The critics were loud, they were confident, and so far, they've been completely wrong. The 2026 World Cup — bloated, over-expanded, supposedly ruined — is delivering one of the more compelling tournaments in recent memory.
When FIFA announced the jump from 32 to 48 teams, the reaction was about what you'd expect from football purists: outrage, predictions of watered-down group stages, mismatches so lopsided they'd empty the sport of meaning. The logic wasn't crazy. More teams means more teams that don't belong. More dead rubbers. More 5-0 walkovers dressed up as international football.
The fear made sense. The reality didn't cooperate.
Instead, the expanded field has produced the kind of chaos and drama that tournaments are supposed to generate. Upsets. Pressure. Matches that matter. The doomsday scenarios — entire group stages rendered pointless, elite nations sleepwalking to the knockouts — haven't materialized the way critics mapped them out.
Part of this is structural. With more teams come more pressure points, more nations with genuine stakes in results, more scenarios where a single goal reshapes everything. The group stage isn't diluted — in some ways it's noisier, harder to predict, and more entertaining for it.

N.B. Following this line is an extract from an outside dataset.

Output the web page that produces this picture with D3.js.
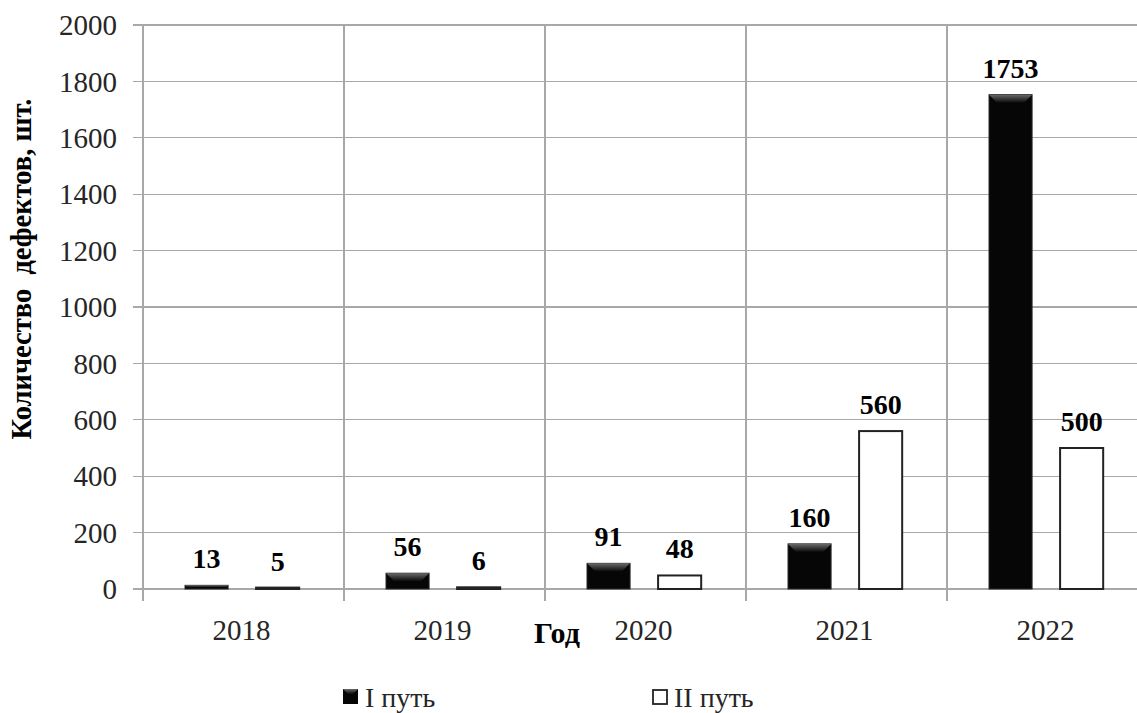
<!DOCTYPE html>
<html><head><meta charset="utf-8">
<script src="https://cdn.jsdelivr.net/npm/d3@7/dist/d3.min.js"></script>
<style>body{margin:0;background:#fff;}svg{display:block;}</style>
</head><body>
<svg id="c" width="1137" height="713"></svg>
<script>
const years = ["2018","2019","2020","2021","2022"];
const seriesNames = ["I путь","II путь"];
const path1 = [13,56,91,160,1753];
const path2 = [5,6,48,560,500];
const yTicks = [0,200,400,600,800,1000,1200,1400,1600,1800,2000];
const yTitle = "Количество  дефектов, шт.";
const xTitle = "Год";

const FF = "'Liberation Serif','Times New Roman',Times,'DejaVu Serif',serif";
const svg = d3.select("#c");
const L = 143, T = 25, B = 589, W = 201;
const x = d3.scaleBand().domain(years).range([L, L + W*years.length]).padding(0);
const x1 = d3.scaleBand().domain([0,1]).range([x.bandwidth()*0.209, x.bandwidth()*0.777]).paddingInner(0.394).paddingOuter(0);
const y = d3.scaleLinear().domain([0,2000]).range([B, T]);

const defs = svg.append("defs");
const g1 = defs.append("linearGradient").attr("id","bev").attr("x1",0).attr("y1",0).attr("x2",0).attr("y2",1);
g1.append("stop").attr("offset","0%").attr("stop-color","#6a6a6a");
g1.append("stop").attr("offset","100%").attr("stop-color","#0a0a0a");

const grid = "#a8a8a8";
svg.append("g").selectAll("line").data(yTicks).join("line")
  .attr("x1", L-10).attr("x2", 1137).attr("y1", d=>y(d)).attr("y2", d=>y(d))
  .attr("stroke", grid).attr("stroke-width", 1.2).attr("shape-rendering","crispEdges");
const bounds = years.map(d=>x(d));
svg.append("g").selectAll("line").data(bounds).join("line")
  .attr("x1", d=>d).attr("x2", d=>d).attr("y1", T).attr("y2", B+12)
  .attr("stroke", grid).attr("stroke-width", 1.2).attr("shape-rendering","crispEdges");

svg.append("g").selectAll("text").data(yTicks).join("text")
  .attr("x", 117).attr("y", d=>y(d)).attr("dy","0.35em").attr("text-anchor","end")
  .attr("font-family",FF).attr("font-size", 29).attr("fill","#262626")
  .text(d=>d);

svg.append("g").selectAll("text").data(years).join("text")
  .attr("x", d=>x(d)+x.bandwidth()/2 - 2).attr("y", 630).attr("dy","0.35em").attr("text-anchor","middle")
  .attr("font-family",FF).attr("font-size", 29).attr("fill","#262626")
  .text(d=>d);

const data = [];
years.forEach((yr,i)=>{
  data.push({yr, s:0, v:path1[i]});
  data.push({yr, s:1, v:path2[i]});
});
const bw = x1.bandwidth();
const bars = svg.append("g");
data.forEach(d=>{
  const bx = x(d.yr) + x1(d.s);
  const by = y(d.v);
  const h = B - by;
  if (d.s === 0) {
    bars.append("rect").attr("x", bx).attr("y", by).attr("width", bw).attr("height", h)
      .attr("fill", "#060606").attr("stroke","#2a2a2a").attr("stroke-width",1);
    const bh = Math.min(8, h/2);
    bars.append("path")
      .attr("d", `M${bx},${by}L${bx+bw},${by}L${bx+bw-bh},${by+bh}L${bx+bh},${by+bh}Z`)
      .attr("fill","url(#bev)");
  } else {
    bars.append("rect").attr("x", bx).attr("y", by).attr("width", bw).attr("height", Math.max(h,0.5))
      .attr("fill", "#ffffff").attr("stroke","#222").attr("stroke-width",2);
  }
  bars.append("text").attr("x", bx + bw/2).attr("y", by - 17)
    .attr("text-anchor","middle").attr("font-family",FF)
    .attr("font-weight","bold").attr("font-size", 28).attr("fill","#000").text(d.v);
});

svg.append("text").attr("transform", "translate(21,269) rotate(-90)")
  .attr("text-anchor","middle").attr("dy","0.35em")
  .attr("font-family",FF).attr("font-weight","bold").attr("font-size", 28.5)
  .attr("fill","#000").attr("xml:space","preserve").style("white-space","pre").text(yTitle);
svg.append("text").attr("x", 557).attr("y", 632).attr("dy","0.35em").attr("text-anchor","middle")
  .attr("font-family",FF).attr("font-weight","bold").attr("font-size", 30)
  .attr("fill","#000").text(xTitle);

const legX = [343, 652];
seriesNames.forEach((n,i)=>{
  const g = svg.append("g");
  if (i===0) {
    g.append("rect").attr("x", legX[i]).attr("y", 689).attr("width", 15).attr("height", 15).attr("fill","#060606");
    g.append("path").attr("d", `M${legX[i]},689L${legX[i]+15},689L${legX[i]+10},694L${legX[i]+5},694Z`).attr("fill","url(#bev)");
  } else {
    g.append("rect").attr("x", legX[i]+1).attr("y", 690).attr("width", 14).attr("height", 14)
      .attr("fill","#fff").attr("stroke","#222").attr("stroke-width",1.8);
  }
  g.append("text").attr("x", legX[i]+22).attr("y", 697).attr("dy","0.35em")
    .attr("font-family",FF).attr("font-size", 28).attr("fill","#262626").text(n);
});
</script>
</body></html>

There's also a broader competitive argument taking shape. The expansion has brought in nations who've never operated at this level before, and some of them have made life very uncomfortable for established powers. That's not a fluke — it reflects how the global game has developed over the past decade, with better coaching, better infrastructure, and better players spread across regions that used to be written off entirely.
What this means for the odds and the remaining rounds
The chaos cuts both ways for anyone tracking the knockout picture. Favorites who expected a gentle warm-up have had their form rattled. A few dark horses have built momentum and genuine belief. The traditional European and South American powerhouses are still the likeliest winners — that hasn't changed — but the margin between them and the rest has visibly narrowed.
The bracket is unpredictable in a way that feels earned rather than accidental. That's the best case anyone could have made for expansion, and it's playing out in real time.
Whether this holds through the knockout rounds is genuinely unknown. But right now, the 48-team World Cup doesn't need defending. It's doing that itself.